● Listed entries:
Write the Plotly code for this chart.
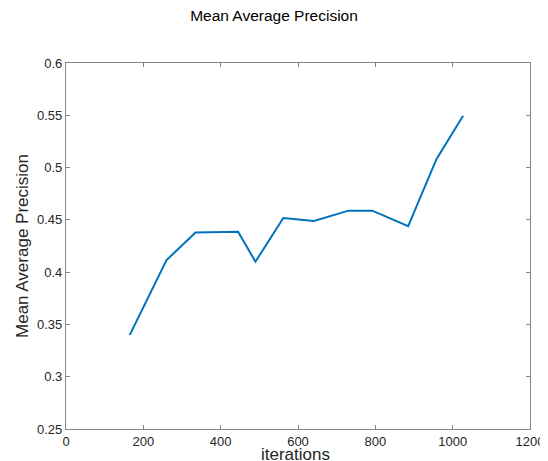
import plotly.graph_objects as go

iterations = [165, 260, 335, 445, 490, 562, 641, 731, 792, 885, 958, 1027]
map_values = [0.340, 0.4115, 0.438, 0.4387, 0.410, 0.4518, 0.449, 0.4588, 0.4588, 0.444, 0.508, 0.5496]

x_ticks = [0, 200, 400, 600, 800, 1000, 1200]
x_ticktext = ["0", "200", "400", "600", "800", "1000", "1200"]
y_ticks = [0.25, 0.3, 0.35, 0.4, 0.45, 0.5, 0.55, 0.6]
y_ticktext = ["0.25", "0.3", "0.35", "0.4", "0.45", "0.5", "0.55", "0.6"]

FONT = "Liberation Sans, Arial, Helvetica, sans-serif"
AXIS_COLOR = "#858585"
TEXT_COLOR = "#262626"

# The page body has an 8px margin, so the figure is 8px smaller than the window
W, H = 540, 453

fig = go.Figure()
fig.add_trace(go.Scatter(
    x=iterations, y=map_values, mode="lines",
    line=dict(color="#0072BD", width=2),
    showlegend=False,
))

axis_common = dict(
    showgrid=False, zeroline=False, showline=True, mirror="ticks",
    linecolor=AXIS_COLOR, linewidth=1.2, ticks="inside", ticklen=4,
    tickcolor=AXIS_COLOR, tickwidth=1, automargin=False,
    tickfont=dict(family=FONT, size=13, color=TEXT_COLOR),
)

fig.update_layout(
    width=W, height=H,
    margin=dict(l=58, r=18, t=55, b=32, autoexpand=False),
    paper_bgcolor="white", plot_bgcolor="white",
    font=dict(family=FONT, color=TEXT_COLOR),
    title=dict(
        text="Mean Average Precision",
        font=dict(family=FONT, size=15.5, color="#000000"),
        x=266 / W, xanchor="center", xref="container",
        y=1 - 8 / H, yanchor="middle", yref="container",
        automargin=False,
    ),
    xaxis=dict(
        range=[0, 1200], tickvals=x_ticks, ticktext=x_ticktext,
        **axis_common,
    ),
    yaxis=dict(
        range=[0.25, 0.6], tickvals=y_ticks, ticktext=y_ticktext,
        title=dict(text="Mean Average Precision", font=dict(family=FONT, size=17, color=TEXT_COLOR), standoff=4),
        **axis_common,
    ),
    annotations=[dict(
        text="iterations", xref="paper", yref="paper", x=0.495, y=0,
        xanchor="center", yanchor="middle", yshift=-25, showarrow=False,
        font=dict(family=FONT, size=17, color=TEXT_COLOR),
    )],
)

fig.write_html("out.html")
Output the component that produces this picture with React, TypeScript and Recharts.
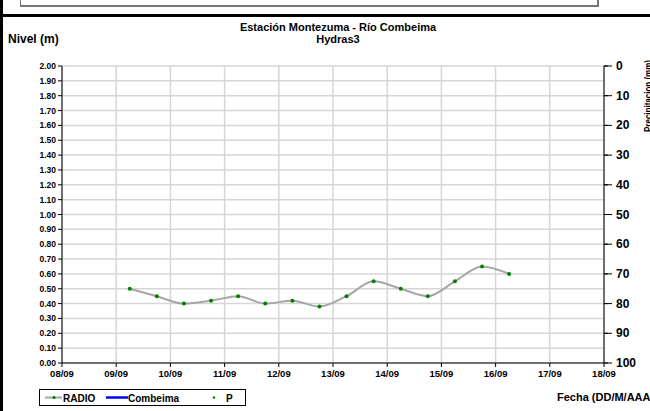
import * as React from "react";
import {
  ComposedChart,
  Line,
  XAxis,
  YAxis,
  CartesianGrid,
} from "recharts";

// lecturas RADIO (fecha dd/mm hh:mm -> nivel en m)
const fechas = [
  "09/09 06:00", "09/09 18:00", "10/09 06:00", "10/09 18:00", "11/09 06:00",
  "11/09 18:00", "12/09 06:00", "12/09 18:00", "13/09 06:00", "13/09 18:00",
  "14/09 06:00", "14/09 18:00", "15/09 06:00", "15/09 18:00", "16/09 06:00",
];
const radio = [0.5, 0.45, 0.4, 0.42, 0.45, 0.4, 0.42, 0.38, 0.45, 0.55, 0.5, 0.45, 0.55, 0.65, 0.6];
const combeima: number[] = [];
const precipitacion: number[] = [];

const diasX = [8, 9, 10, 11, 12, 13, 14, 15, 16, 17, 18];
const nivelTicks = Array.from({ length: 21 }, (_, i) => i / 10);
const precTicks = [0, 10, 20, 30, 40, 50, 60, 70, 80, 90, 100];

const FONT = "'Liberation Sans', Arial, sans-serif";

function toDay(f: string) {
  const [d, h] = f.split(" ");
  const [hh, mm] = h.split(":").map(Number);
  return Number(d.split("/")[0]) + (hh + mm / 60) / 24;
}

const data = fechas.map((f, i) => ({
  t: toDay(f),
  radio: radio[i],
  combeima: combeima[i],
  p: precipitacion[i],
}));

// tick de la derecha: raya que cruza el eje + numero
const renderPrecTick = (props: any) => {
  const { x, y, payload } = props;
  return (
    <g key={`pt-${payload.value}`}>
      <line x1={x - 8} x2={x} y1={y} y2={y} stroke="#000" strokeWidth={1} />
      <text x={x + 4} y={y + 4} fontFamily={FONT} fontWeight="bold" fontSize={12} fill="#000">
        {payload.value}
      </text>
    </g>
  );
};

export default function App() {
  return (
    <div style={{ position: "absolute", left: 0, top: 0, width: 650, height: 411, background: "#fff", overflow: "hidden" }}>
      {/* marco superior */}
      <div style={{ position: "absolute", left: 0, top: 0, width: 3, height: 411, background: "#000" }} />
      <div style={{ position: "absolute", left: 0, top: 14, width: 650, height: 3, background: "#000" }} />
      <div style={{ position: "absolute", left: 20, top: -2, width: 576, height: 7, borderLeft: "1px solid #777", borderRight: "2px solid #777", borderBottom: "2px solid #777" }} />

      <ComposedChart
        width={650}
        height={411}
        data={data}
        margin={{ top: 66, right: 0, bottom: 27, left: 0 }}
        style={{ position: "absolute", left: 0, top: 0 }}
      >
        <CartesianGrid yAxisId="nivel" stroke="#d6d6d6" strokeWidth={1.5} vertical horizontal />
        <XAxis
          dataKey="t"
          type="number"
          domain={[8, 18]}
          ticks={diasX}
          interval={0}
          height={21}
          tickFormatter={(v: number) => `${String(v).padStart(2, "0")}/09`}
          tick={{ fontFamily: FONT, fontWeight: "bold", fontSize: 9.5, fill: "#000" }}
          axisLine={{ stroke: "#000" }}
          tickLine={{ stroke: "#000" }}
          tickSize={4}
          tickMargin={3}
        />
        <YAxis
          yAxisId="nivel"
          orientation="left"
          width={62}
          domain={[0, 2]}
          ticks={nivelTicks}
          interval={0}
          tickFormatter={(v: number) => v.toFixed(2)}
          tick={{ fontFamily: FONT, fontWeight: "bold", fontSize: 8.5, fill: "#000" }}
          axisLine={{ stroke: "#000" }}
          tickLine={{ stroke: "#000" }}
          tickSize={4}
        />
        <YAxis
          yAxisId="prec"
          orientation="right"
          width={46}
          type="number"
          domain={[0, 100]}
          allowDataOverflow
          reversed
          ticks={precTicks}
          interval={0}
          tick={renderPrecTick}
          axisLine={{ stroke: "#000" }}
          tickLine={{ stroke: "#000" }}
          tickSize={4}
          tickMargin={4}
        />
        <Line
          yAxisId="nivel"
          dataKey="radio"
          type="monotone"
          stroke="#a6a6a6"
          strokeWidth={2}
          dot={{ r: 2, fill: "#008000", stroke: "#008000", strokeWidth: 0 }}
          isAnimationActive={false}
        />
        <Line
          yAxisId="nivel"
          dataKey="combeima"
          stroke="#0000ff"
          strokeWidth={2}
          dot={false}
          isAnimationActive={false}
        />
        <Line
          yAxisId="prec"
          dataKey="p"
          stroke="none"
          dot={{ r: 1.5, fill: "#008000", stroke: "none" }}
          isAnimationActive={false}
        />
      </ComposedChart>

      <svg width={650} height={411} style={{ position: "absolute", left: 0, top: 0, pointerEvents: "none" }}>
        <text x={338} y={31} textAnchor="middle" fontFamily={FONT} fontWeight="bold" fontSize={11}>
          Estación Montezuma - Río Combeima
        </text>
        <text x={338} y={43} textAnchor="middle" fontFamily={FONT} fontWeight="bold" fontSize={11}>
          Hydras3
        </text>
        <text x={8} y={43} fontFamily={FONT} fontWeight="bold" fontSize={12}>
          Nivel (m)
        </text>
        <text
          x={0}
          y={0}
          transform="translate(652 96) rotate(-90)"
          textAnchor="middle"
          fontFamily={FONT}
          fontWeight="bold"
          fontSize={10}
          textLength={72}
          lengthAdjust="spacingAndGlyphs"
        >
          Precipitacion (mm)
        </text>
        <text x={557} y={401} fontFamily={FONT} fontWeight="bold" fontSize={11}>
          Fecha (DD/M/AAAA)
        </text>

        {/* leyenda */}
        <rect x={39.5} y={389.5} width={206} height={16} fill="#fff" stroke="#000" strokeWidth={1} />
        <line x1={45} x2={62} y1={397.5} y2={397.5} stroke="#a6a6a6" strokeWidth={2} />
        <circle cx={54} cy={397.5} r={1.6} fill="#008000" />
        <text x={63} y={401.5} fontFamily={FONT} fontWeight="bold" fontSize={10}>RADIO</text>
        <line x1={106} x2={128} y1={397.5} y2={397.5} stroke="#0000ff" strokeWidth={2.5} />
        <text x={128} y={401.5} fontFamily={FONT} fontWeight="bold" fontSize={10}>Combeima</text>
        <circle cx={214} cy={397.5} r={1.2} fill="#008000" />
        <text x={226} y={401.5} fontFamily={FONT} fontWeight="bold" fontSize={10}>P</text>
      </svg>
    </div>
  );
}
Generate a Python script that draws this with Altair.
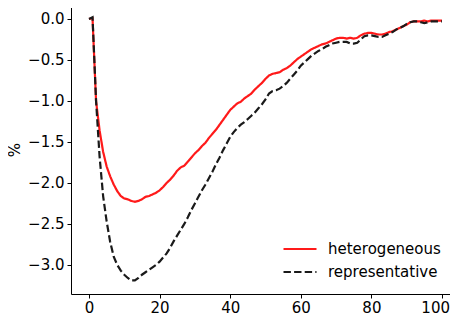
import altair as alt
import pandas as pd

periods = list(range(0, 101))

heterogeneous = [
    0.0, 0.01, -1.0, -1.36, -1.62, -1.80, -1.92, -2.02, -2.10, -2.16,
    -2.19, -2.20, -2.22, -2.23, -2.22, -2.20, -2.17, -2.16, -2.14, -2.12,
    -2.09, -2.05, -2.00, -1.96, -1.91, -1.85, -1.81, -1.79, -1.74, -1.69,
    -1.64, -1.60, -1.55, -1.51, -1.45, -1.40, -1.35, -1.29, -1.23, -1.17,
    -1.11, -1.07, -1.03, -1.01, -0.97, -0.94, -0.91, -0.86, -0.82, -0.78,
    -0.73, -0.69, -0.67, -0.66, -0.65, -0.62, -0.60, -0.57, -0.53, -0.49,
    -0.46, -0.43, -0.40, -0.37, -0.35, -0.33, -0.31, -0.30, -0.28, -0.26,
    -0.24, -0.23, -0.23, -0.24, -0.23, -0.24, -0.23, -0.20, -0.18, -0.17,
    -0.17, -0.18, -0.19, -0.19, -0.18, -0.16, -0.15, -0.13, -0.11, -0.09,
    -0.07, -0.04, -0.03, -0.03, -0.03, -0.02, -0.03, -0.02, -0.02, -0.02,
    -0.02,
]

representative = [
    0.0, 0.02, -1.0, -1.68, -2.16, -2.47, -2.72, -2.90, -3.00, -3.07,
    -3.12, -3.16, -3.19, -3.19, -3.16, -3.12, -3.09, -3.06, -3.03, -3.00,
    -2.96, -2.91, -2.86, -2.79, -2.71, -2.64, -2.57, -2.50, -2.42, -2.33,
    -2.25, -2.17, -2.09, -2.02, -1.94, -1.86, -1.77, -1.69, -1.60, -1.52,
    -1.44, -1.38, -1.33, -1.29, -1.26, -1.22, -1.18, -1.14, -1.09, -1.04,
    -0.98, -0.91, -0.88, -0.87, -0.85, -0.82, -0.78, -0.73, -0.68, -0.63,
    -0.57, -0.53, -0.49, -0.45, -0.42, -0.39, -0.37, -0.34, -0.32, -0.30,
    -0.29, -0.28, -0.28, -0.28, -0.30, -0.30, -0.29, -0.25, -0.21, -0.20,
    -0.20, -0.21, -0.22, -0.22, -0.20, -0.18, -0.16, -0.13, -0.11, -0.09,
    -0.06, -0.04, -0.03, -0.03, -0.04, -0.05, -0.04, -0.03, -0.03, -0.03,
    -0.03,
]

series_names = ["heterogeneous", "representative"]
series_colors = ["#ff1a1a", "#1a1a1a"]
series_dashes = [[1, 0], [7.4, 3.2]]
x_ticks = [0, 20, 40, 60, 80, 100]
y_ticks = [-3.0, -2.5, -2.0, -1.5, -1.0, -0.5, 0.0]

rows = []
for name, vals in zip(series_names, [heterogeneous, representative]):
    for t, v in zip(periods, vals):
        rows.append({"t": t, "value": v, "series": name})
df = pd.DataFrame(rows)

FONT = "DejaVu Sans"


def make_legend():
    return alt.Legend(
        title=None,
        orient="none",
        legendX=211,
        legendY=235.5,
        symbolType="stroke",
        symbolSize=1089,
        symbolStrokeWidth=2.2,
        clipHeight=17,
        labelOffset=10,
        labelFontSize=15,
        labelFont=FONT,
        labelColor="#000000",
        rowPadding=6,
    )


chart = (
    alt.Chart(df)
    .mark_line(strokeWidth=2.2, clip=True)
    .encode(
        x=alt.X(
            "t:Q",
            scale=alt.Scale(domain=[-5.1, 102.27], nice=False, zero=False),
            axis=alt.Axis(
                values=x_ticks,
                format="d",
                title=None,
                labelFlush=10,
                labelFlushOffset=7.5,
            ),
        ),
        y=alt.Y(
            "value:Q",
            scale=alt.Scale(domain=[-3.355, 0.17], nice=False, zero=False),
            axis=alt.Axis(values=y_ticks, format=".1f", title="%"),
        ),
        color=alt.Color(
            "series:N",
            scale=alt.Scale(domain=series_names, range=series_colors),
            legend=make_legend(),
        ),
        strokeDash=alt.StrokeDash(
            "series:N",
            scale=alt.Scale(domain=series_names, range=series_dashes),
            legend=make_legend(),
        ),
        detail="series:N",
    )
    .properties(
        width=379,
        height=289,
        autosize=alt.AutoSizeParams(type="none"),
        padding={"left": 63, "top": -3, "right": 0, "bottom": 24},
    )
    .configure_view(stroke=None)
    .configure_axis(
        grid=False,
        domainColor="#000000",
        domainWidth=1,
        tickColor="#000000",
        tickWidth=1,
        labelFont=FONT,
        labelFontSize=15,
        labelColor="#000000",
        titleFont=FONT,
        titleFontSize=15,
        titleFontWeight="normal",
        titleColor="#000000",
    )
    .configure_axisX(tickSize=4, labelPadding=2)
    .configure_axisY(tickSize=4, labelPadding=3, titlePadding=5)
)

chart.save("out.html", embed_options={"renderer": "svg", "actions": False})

● Request: Reproduce the records word for word, please, from their first line up to and including the line that contains "0.444, 0.508, 0.5496]", but no pictures.

● Worked solution:
Write the Plotly code for this chart.
import plotly.graph_objects as go

iterations = [165, 260, 335, 445, 490, 562, 641, 731, 792, 885, 958, 1027]
map_values = [0.340, 0.4115, 0.438, 0.4387, 0.410, 0.4518, 0.449, 0.4588, 0.4588, 0.444, 0.508, 0.5496]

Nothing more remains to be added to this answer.